The People Who Surprise You the Most
Here’s something that happens at almost every first-timer mystery night: the person you were most worried about ends up being a star. The quiet guy who seemed totally disengaged for the first twenty minutes turns out to have been listening to every conversation and walks up with a fully formed theory backed by four separate clues. The woman who said “I’m terrible at this kind of thing” before the game started ends up interrogating three people in a row with alarming confidence.
This is not a coincidence. Murder mysteries reward a wider variety of skills than most party games, and first-timers often discover strengths they didn’t know applied here. If you want to understand why reserved players in particular tend to shine, the post on why quiet players make the best detectives gets into it in a way that’s worth reading before your event.

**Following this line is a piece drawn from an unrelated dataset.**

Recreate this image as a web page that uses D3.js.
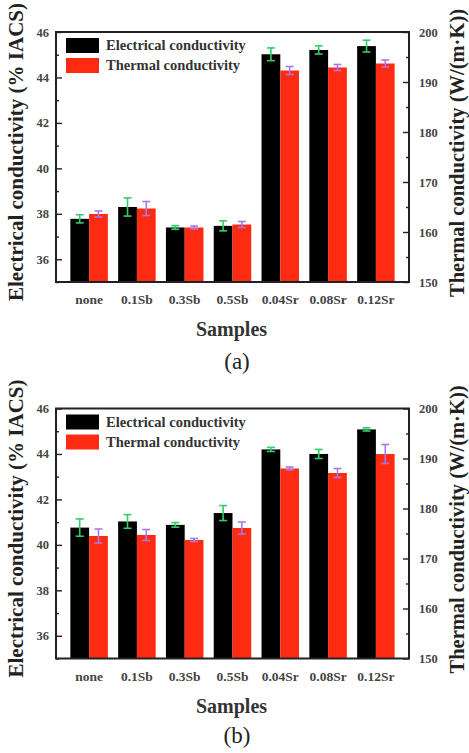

How to Set the Room Up for First-Timer Success
A few things make a meaningful difference when you know your group is largely new to the format. First, tell them ahead of time that it’s a murder mystery. Guests who know what they’re walking into have time to mentally prepare, look up their character type, and maybe put together a simple costume that gets them into the right headspace before they even arrive. Springing it on people at the door just adds a layer of adjustment time you don’t need.
Second, keep your rules explanation short. New players get overwhelmed by long pre-game briefings, and honestly most of the rules only make sense once you’re actually playing. Cover the essentials in under three minutes, then get the game started and let people figure out the rest by doing. The details click faster in context than they do in a lecture.
Third, make sure everyone has something specific to do in round one. Games with clear opening objectives are worth their weight in gold for beginner groups, because no one has to sit there wondering what they’re supposed to be doing while everyone else seems to have figured it out. For larger groups especially, having clearly delineated character roles and opening tasks keeps the energy moving. Our Wizard’s Farewell Feast scales up to 24 characters and is built so that even someone who’s never touched a mystery game can find their footing quickly, partly because every character has immediate, actionable objectives from the first round.
What “Good Enough” Looks Like for First-Timers
Managing expectations matters here, and not in a pessimistic way. First-timer mystery nights almost never produce the most polished gameplay. People miss clues, forget their character’s objectives, and occasionally break the fourth wall to ask their friend if they’re doing this right. None of that means the night is failing. What you’re looking for isn’t a flawless performance; you’re looking for people genuinely engaged in a shared experience, and that bar is much easier to clear.
The nights that actually flop usually do so because of structural issues: a game that’s too complicated, a host who over-explained things until everyone tuned out, or characters that were so underdeveloped that players had nothing to work with. First-timer status alone doesn’t predict a bad night. A well-designed game with a host who keeps energy moving can carry a room full of total beginners to a genuinely memorable evening, and we’ve seen it happen more times than we can count.
After the Game: Where the Magic Actually Lives
First-timers almost universally have the same reaction after the reveal: they immediately want to know what clues they missed, what the other characters were hiding, and when they get to do it again. The debrief conversation after a mystery is often the best part of the whole night, because suddenly everyone is talking at once about what they noticed and what threw them off, and the person who was too nervous to accuse anyone turns out to have had the right instinct all along and just didn’t trust it.
That conversation is something you only get from a format that actually requires players to engage rather than just sit and watch something happen. And it’s the reason murder mysteries build the kind of memories that come up again months later, not just in the car ride home.